This section handles the preprocessing of the images, which includes the following transformations: 
- `ToPILImage` Transformes the input images to a PIL image which provides the python interpreter with editing capabilities using the **P**ython **I**maging **L**ibrary.
- `CenterCrop` Crops the images from the center, resulting in a fixed image resolution.  In our case since the maximal resolution is 500 x 500 pixels, the images with less pixels recieve a padding of zeros to fill the gap.
- `Resize` Images to a resolution of 244 x 244 pixels which is the minimal input size for the Resnet18. Because we center croped all images to the same size before, a distortion of the images is avoided.
- `ToTensor` Trainforms the numpy format to a tensor.
- `Normalize` Normalizes the rgb channels of the dataset samples with the average values of the rgb channels.

In [None]:
from torchvision.transforms import Compose, CenterCrop, Resize, ToTensor, ToPILImage, Normalize

image_transform = Compose([
    ToPILImage(),
    CenterCrop((500, 500)),  # padd images
    Resize((224, 224)), # resnet18 minimal input shape
    ToTensor(),
    Normalize((0.485, 0.456, 0.406), (0.229, 0.224, 0.225)),
    ])

# image_transform = Compose([
#     ToPILImage(),
#     CenterCrop((224, 224)), # resnet18 input shape
#     ToTensor(),
#     Normalize((0.485, 0.456, 0.406), (0.229, 0.224, 0.225)),
#     ])

### Preprocessing Captions

In this section, the captions for the images are preprocessed. The captions are originally provided as strings. In a first step they are processed using the `basic_english` tokenizer included in the torchtext library. It performs several operations such as: lowercasing and replacing certain symbols using a pattern dict. We also limit the maximum number of words per caption to 20, since over 95 percent of all captions are within this range. Sentences with less than 20 words are padded using the `<pad>` token. Finally, we mark the beginning `<bos>` and end `<eos>` with the corresponding tokens, giving all captions a fixed length of 22 tokens.

In [None]:
# define special tokens
start_token = "<bos>"
stop_token = "<eos>"
unknown_token = "<unk>"
padding_token = "<pad>"

# define caption boundaries
max_length  = 20

# specify tokenizer
tokenizer = get_tokenizer('basic_english')

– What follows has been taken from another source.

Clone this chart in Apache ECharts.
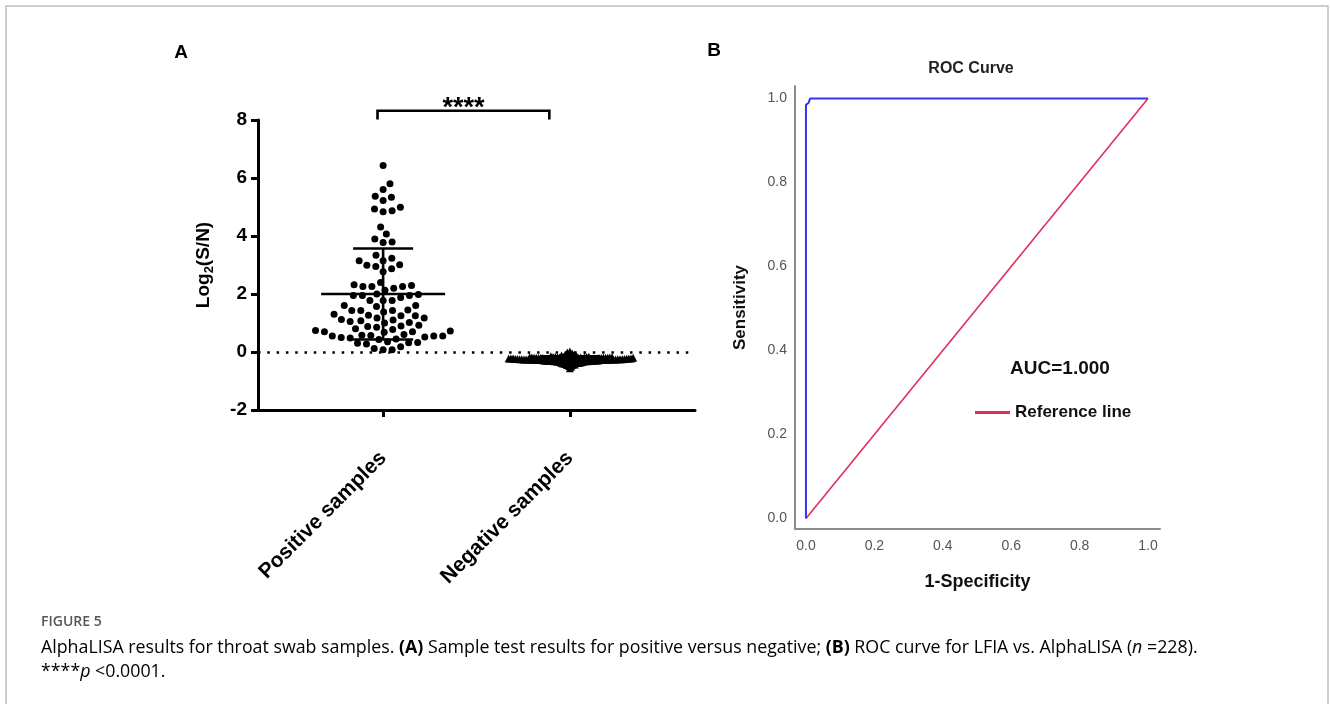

def preprocess_caption(text):
    '''
    Tokenizes the captions and applies preprocessing steps.
    '''
    # tokenize words with torchtext
    tokens = tokenizer(text)
    # cut list length to max_length
    tokens = tokens[:max_length]
    # add start and end token
    tokens = [start_token] + tokens + [stop_token]
    len_tokens = len(tokens)
    #pad to short sentences
    tokens = tokens + [padding_token] * (max_length + 2 - len(tokens))
    return tokens

def add_caption_lengths(text):
    return sum([x != "<pad>" for x in text])

df_caption["text_tokens"] = df_caption["text"].apply(preprocess_caption)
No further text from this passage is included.